Instead of using a synthetic dataset as used in the source demo, I simply adapted the input to the MNIST dataset and was able to use an extremely sophisticated K-Means++ algorithm for free. Cool!
What you see here is a clustering of 60,000 MNIST training samples into 10 clusters. The cluster count shows the distribution of all samples into the different clusters. The cluster mean shows the image that visually describes the mean of the respective cluster. The cluster samples are in this case the first 100 training data distributed over 10 clusters.
Now let's see what happens when we distribute only the first 100 examples to only 3 clusters and different settings. Here, the clustering becomes solid from 30 iterations and 30 trials. Raising both values to 100 did not bring any change.
With more examples, the picture becomes increasingly solid and all test settings lead to almost the same result. This is a pretty good sign to start the big tests, hoping that with even more images and less aggressive settings, fast and good results can be expected.
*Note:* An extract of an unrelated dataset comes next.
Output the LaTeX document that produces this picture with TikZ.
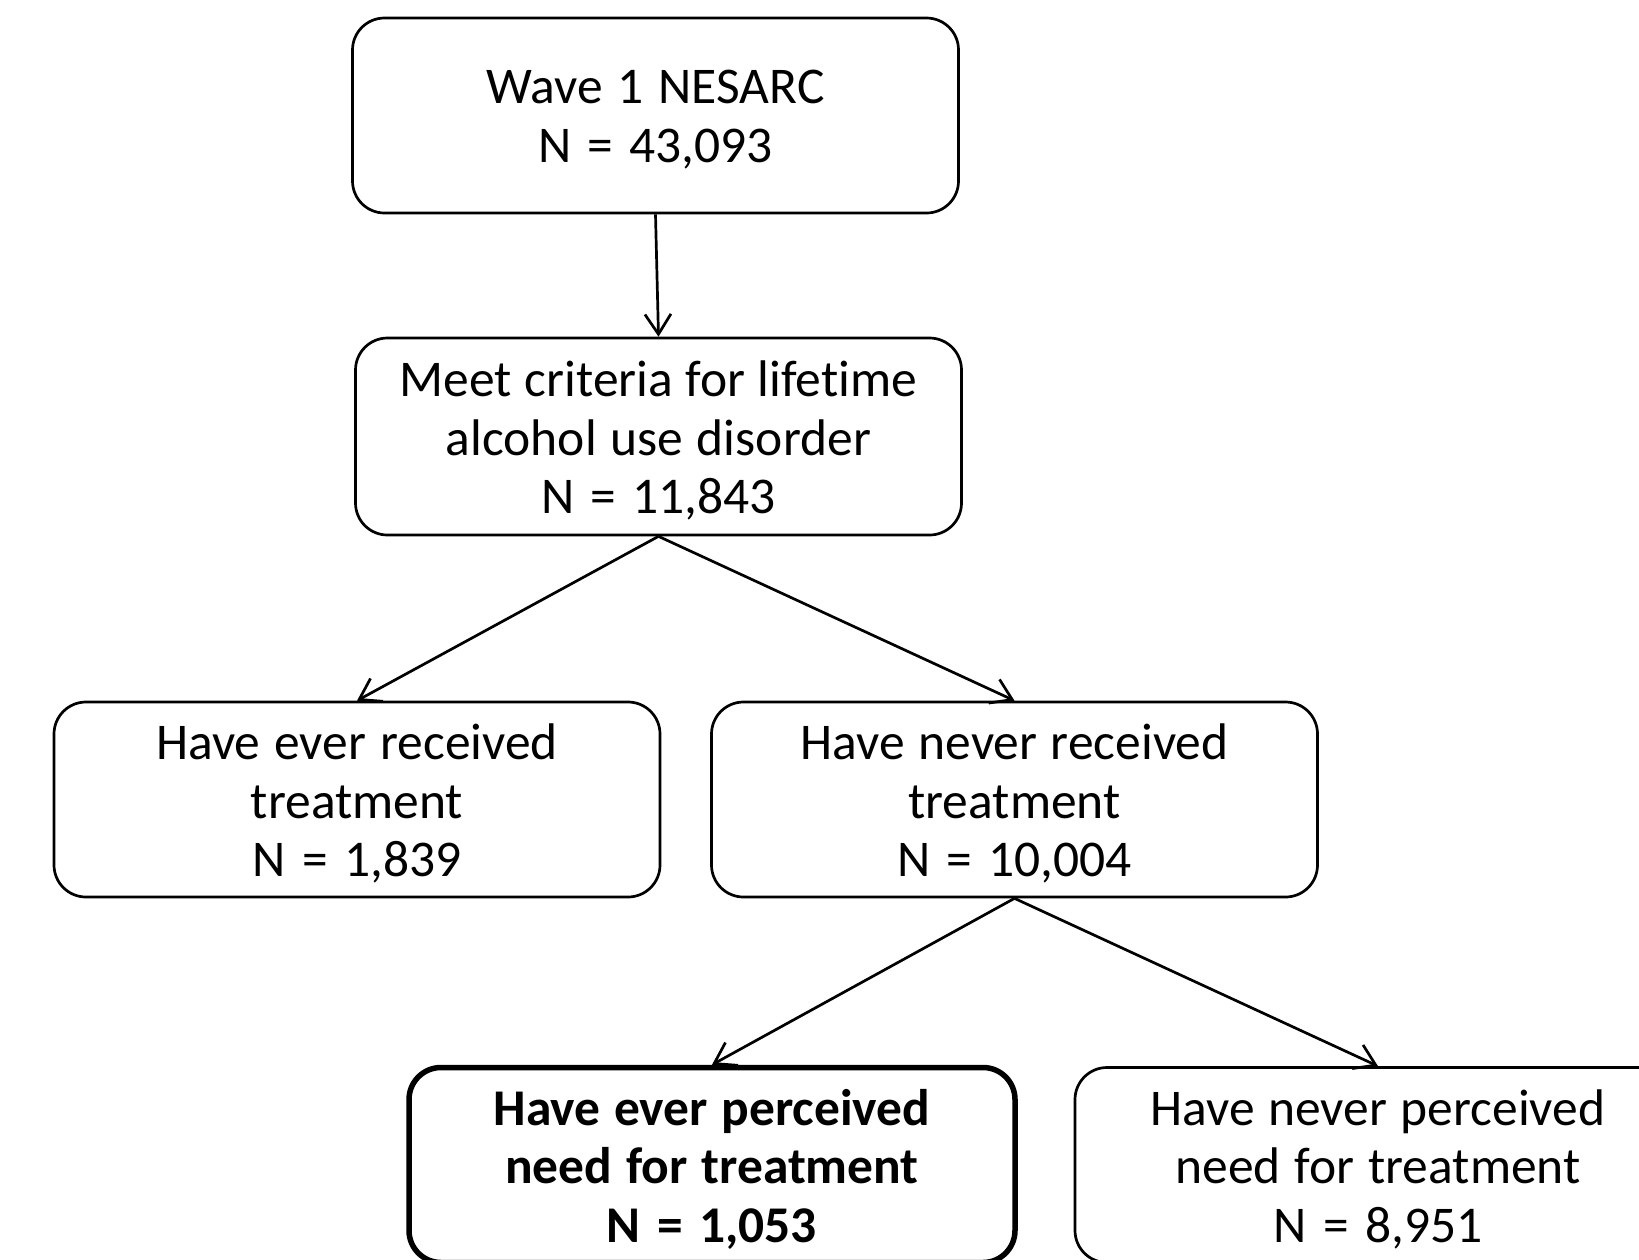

Why all this? My ultimate goal is not cluster the samples, instead it seems a good idea to take the error cases of a well-trained neural network to cluster them. This way, specialized neural networks can be trained to make better predictions. Whether this will work is not entirely sure, but it looks promising.
And this is roughly what it looks like. The red cluster contains the predicted examples that are "reliable". The green and blue clusters contain the special cases where the general network is not sure. By clustering the problem case, the problem example is then passed to the specialized network which is trained for that cluster.
And this is how it looks when the examples become even more extreme and are distributed in even more clusters. Good as an extreme example, but probably bad because too few examples are spread over too many clusters.
But all this is still a lot of work, first the problem cases have to be trained by the specialized networks, then the respective cluster of the error cases has to be stored. After all this, the general network must be put in front of the system and everything must work together correctly.
It's not yet clear to me exactly how such a system should be structured, as there are countless choices as to how the whole thing could be implemented. But then hopefully a correct prediction will be made. We will see...